→ **YOUR TASK**: Reply with one number: the count of lines in the data that hold the string "Rebuild".

***** RECORDS TO USE

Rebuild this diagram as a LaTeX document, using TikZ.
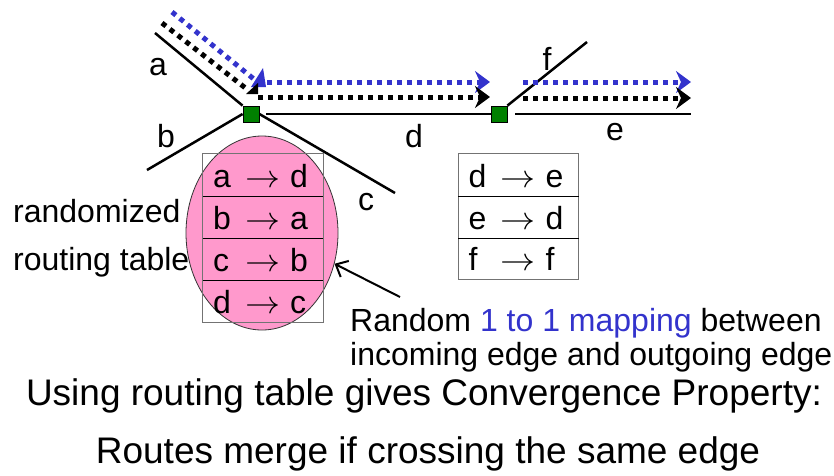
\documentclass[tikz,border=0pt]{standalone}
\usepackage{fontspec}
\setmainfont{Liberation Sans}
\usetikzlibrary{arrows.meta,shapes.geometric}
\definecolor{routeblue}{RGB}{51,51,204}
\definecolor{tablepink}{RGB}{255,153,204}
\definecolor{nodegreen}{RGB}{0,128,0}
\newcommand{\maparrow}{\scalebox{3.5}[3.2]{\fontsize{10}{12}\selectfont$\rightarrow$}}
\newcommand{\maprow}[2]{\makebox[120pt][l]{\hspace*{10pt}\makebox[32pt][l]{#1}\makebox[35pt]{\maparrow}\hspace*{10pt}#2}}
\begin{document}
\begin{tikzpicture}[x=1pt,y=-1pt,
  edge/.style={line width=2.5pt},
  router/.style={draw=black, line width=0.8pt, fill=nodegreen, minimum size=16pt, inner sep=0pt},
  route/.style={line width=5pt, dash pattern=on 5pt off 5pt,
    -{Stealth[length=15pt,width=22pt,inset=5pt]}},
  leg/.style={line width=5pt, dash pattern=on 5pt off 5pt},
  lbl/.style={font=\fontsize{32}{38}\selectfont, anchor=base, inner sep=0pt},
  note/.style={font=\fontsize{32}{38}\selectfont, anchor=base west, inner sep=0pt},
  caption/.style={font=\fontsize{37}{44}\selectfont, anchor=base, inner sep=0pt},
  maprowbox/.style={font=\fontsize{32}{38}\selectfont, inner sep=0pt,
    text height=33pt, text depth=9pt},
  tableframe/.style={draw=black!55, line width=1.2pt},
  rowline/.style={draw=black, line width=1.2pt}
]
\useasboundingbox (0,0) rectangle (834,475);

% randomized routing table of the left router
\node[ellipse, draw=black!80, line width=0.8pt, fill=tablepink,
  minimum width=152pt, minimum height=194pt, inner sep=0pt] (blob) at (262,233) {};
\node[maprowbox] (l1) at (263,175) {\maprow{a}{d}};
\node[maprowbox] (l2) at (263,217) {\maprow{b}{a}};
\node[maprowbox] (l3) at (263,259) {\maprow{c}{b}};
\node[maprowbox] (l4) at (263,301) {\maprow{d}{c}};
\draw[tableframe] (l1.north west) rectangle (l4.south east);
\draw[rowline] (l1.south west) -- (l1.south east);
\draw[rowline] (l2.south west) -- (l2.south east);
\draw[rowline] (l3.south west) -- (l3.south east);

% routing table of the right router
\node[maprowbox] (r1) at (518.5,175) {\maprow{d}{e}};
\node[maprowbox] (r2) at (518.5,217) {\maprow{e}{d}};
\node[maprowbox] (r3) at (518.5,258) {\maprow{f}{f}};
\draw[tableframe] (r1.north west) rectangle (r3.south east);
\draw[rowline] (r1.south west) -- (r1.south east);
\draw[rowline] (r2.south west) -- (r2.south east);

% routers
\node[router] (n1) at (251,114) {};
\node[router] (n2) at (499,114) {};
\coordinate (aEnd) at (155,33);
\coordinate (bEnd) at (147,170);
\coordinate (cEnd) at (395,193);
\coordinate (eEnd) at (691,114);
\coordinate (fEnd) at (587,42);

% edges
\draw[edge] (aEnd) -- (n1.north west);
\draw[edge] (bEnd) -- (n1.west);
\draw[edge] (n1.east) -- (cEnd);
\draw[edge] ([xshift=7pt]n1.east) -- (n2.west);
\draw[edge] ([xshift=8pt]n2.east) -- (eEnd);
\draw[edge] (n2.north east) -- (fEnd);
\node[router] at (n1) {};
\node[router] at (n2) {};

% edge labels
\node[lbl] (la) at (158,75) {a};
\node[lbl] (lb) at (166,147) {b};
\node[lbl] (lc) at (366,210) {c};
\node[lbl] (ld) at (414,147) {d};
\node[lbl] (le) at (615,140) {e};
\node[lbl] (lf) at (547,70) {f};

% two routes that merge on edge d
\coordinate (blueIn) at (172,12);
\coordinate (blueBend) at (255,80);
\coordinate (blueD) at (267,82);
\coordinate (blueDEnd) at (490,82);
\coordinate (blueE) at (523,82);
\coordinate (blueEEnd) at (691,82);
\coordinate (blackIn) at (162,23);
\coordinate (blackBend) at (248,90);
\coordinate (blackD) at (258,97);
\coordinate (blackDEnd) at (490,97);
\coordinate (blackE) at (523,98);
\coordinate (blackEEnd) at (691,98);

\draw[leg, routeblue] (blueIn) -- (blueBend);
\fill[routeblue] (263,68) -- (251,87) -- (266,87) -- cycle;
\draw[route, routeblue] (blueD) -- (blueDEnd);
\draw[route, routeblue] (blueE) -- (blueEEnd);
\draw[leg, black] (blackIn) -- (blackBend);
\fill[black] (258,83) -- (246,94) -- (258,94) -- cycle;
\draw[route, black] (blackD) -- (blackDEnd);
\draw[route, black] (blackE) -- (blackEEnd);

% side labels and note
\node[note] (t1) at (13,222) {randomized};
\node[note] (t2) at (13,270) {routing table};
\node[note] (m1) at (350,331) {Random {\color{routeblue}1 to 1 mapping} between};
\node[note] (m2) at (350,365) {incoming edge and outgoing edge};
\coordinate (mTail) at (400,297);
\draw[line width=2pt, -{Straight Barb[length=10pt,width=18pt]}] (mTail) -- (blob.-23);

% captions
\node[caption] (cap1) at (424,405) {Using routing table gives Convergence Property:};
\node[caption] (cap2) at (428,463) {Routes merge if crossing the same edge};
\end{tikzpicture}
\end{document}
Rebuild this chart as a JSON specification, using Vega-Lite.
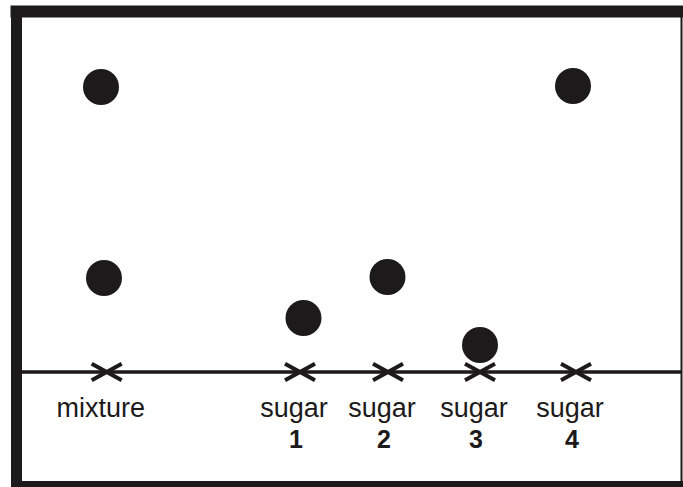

**********

→ **EXERCISE SOLUTION**: 2